La distinction entre un bon enseignement et un enseignement performant


La notion d’expertise de l’enseignant doit explorer les dimensions de son comportement envers les élèves et de sa performance à travers ce qu’apprennent ses élèves

Nous pouvons distinguer le bon enseignant de l’enseignant performant, mais les caractéristiques de l’expertise se retrouvent souvent confondues. 

Un bon enseignement est jugé sur la base de normes appliquées aux tâches d’enseignement et liées à des normes de comportement professionnel, y compris des considérations morales. 

Un enseignement performant consiste à déterminer si les apprentissages prévus ont été réalisés. Les jugements sur un enseignement performant ne portent pas sur les tâches d’enseignement ou le comportement professionnel, mais sur la réalisation des objectifs.



Les limites de l’expertise performante


Ce qui permet de se rapprocher le plus d’une mesure permettant de déterminer les enseignants experts, ce sont les tests de réussite standardisés administrés aux élèves. 

Mais si nous acceptions les scores élevés aux tests comme critères objectifs pour définir l’expertise des enseignants, il faudrait alors noter que les enseignants seraient tenus de démontrer leur expertise à travers les performances de leurs élèves. Ainsi, la performance des enseignants ne serait pas évaluée directement, mais serait plutôt une mesure de la performance des élèves une fois retirés tous les autres facteurs d’influence. 

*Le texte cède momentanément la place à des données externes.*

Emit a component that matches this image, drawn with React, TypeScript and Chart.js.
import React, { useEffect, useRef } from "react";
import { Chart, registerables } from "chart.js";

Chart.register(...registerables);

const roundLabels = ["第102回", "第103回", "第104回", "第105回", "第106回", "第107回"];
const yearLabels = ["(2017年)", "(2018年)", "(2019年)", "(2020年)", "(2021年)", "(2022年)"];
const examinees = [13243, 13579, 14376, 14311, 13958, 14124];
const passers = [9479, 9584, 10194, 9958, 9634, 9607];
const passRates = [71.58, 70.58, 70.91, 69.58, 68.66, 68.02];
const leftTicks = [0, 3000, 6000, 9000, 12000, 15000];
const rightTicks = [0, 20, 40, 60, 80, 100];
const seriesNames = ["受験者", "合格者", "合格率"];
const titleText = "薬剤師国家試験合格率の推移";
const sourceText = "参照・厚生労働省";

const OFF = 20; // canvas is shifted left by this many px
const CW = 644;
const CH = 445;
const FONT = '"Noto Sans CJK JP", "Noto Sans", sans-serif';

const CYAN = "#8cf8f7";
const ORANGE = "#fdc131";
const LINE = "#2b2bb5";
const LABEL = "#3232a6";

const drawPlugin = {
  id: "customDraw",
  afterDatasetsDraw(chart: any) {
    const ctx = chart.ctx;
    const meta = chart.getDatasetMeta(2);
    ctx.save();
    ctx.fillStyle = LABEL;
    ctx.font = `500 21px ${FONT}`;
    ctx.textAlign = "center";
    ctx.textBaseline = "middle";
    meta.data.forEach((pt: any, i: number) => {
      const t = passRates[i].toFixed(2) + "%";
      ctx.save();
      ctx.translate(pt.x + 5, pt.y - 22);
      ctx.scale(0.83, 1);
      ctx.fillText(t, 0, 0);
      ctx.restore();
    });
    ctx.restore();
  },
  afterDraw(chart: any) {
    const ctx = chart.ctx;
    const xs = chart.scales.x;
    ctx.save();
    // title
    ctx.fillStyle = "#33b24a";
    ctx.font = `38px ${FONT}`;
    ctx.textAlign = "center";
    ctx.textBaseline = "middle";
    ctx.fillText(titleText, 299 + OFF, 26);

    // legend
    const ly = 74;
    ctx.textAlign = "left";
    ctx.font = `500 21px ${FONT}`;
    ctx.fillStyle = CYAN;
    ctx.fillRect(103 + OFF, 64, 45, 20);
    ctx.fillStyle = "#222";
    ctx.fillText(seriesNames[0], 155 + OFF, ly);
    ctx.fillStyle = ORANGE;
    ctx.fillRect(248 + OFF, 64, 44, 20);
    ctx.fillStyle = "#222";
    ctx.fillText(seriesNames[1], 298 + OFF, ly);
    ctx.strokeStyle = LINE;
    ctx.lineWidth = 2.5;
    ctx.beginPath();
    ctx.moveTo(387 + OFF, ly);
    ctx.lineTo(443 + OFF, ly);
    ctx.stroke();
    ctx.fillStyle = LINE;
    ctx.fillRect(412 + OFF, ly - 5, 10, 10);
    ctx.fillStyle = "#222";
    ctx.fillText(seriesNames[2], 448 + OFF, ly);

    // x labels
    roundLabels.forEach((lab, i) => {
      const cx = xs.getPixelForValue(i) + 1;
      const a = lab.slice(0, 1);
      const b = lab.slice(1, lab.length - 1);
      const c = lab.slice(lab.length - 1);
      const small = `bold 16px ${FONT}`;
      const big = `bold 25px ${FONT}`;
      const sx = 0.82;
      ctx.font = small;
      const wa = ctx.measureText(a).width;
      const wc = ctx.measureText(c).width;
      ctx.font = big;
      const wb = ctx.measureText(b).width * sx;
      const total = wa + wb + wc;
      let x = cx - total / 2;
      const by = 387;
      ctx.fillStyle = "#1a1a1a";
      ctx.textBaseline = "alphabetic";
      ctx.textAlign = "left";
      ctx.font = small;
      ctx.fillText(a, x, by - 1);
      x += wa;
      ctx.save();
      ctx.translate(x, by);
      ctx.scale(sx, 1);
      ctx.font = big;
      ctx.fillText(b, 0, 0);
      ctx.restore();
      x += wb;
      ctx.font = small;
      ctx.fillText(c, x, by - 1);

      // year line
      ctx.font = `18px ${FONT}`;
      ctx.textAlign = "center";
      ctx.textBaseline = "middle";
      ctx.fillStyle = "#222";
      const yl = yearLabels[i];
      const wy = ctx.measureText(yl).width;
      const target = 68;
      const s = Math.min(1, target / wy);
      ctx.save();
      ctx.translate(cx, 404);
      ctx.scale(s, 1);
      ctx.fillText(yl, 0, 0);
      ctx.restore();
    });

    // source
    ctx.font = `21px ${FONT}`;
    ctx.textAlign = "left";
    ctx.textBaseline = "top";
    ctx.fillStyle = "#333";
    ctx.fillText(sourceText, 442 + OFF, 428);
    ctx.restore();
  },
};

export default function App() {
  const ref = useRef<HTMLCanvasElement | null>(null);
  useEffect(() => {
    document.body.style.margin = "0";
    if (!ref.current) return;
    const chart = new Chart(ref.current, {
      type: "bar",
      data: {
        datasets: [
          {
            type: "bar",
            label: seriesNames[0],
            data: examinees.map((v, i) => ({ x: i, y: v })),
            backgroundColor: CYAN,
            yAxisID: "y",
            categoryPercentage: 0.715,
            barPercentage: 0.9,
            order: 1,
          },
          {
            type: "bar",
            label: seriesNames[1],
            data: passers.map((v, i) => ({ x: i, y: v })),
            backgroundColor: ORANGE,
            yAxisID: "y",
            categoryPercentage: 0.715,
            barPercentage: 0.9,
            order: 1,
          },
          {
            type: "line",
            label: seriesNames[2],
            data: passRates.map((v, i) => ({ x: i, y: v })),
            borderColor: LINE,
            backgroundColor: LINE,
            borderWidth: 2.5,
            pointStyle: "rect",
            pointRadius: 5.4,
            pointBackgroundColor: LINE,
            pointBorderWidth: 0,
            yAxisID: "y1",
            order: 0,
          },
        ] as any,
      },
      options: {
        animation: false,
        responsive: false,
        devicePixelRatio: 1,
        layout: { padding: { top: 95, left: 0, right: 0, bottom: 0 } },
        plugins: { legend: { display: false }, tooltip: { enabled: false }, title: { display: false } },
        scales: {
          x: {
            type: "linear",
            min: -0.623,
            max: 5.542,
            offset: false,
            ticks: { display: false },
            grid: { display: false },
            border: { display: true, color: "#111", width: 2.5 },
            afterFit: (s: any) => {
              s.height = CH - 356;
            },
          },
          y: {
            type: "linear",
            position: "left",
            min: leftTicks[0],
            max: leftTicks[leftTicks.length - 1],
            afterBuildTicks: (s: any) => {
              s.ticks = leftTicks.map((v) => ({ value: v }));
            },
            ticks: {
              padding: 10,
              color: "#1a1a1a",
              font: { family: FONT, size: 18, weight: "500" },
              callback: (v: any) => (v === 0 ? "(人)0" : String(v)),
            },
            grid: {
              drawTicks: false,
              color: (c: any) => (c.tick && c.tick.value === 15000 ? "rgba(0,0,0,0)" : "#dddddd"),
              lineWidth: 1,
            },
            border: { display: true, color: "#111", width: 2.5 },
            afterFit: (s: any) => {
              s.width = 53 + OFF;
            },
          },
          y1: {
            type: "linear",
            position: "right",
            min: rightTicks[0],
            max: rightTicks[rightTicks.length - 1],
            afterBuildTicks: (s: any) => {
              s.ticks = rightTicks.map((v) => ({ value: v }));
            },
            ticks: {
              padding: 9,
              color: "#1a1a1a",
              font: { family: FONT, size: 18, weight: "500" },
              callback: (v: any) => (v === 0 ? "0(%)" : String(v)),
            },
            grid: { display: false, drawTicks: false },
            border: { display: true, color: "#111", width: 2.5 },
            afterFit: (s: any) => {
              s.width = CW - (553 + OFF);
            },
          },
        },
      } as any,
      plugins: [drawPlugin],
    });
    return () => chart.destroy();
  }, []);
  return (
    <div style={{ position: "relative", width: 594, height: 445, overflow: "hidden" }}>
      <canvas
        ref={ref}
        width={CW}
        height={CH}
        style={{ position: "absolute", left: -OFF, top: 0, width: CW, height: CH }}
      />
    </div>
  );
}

Il y a un problème empirique à exiger que les résultats élevés aux tests de réussite des élèves soient une caractéristique déterminante de l’enseignant expert. Les résultats des élèves aux tests standardisés, pratiquement tous les autres résultats liés à l’éducation, sont fonction de différents facteurs. Ils sont intrinsèquement liés à la classe sociale des élèves, au capital social de la communauté, aux effets des pairs et à d’autres facteurs connexes. 

Les scores obtenus par les élèves sur la plupart des mesures des résultats scolaires sont des indicateurs très imparfaits de l’expertise d’un enseignant.

Le danger de l’expertise basée sur la performance est qu’il n’y a pas d’équivalence complète entre l’apprentissage des élèves et l’enseignement prodigué. 

De la même manière, les jugements sur les soins médicaux et la cuisine peuvent être distingués de la question de savoir si une personne survit à une maladie ou non, ou si l’on apprécie la nourriture préparée.

Nous devons au contraire mobiliser des normes de compétence, de sorte que les jugements sur la qualité de l’enseignement, des soins médicaux et de la cuisine peuvent être régulièrement portés indépendamment de leurs résultats.


Mis à jour le 24/02/2024

Bibliographie


Paul A. Kirschner, Carl Hendrick and Jim Heal, How Teaching Happens: Seminal Works in Teaching and Teacher Effectiveness and What They Mean in Practice, Routledge, 2022.